+++ Source material +++
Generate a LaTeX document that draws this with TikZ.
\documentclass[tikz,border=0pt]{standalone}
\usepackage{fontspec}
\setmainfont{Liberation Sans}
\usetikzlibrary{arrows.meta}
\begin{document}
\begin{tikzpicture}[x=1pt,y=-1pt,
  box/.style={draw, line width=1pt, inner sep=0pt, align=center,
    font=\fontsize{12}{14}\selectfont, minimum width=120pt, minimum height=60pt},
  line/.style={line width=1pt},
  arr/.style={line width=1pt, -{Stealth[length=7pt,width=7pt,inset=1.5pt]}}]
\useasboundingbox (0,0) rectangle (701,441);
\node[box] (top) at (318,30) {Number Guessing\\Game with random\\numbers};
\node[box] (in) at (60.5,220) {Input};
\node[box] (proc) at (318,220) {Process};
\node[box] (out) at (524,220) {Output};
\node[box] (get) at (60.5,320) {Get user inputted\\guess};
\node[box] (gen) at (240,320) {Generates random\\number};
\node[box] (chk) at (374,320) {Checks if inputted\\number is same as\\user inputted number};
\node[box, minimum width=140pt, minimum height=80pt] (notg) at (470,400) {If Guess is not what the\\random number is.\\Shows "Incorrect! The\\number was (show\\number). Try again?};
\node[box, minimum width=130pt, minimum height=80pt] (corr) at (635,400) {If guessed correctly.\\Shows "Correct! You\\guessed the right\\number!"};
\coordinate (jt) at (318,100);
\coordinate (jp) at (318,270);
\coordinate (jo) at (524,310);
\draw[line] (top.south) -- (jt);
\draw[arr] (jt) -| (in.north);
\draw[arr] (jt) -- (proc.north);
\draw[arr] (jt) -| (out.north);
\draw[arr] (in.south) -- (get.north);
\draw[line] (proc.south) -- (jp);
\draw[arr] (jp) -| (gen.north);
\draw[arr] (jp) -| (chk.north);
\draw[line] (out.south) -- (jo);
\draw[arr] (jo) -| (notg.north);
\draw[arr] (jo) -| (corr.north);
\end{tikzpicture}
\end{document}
+++
Identify and copy lines that hold the string "with".

Response to this task
Generate a LaTeX document that draws this with TikZ.
\node[box] (top) at (318,30) {Number Guessing\\Game with random\\numbers};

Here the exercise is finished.